Hak-hak korban kurang mendapat perhatian sebagaimana yang diatur dalam UU No 13 Tahun 2006 tentang Lembaga Perlindungan Saksi dan Korban (LPSK). Selain itu, aparat penegak hukum kurang memahami manfaat dan fungsi LPSK.
"Salah satu kendala selama ini masih lemahnya ketentuan pemberian reparasi terhadap korban dalam UU tersebut. Minim pemahaman aparat penegak hukum terhadap pentingnya pemberian reparasi korban," ungkap Abdul Haris Semendawai, Ketua LPSK dalam keterangan persnya di Jakarta, Kamis (31/10).
LPSK menggelar rapat koordinasi selama tiga hari.
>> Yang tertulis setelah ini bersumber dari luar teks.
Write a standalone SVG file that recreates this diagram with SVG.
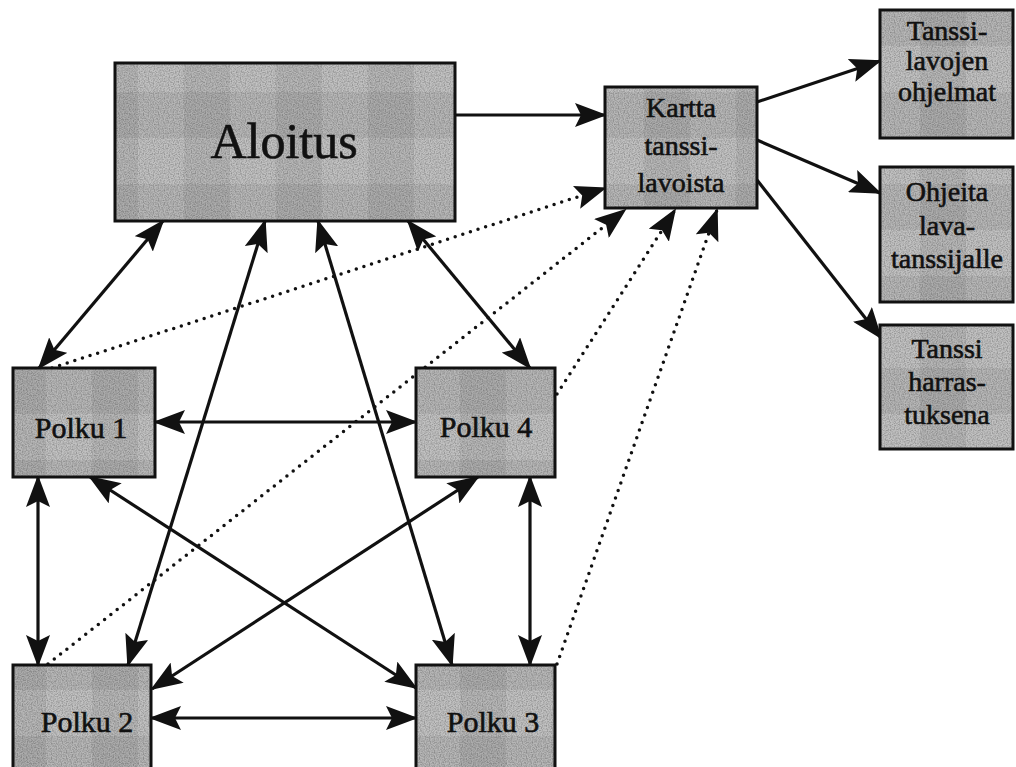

Rapat ini rupanya membahas sejumlah kendala yang dihadapi lembaga yang belum berusia 5 tahun itu. Antara lain ditemukan kurang diperhatikannya hak-hak korban yang diatur dalam UU No 13 Tahun 2006 tentang LPSK. Selain itu, LPSK menilai aparat penegak hukum kurang memahami manfaat dan fungsi LPSK.
Kata Abdul Haris, korban dalam kejahatan HAM berat, pidana, dan korupsi mengalami penderitaan fisik dan psikologi. Namun perhatian terhadap para korban, seperti yang diatur dalam UU LPSK kurang diperhatikan.
"Penderitaan yang mereka alami sering kali fisik dan psikologi, dan juga kerugian setara ekonomi," ujarnya.
Menurut Ketua LPSK, aparat penegak hukum lebih fokus pada pelakunya dijatuhi hukuman. Sedangkan kebutuhan korban tidak diperhatikan.
Sementara soal pelanggaran HAM berat, LPSK telah memberikan pelayanan ke korban. "Sekitar 400 sampai 500 korban yang sebagian berusia 60 tahun sudah dapatkan bantuan dari LPSK," ungkap Abdul Haris.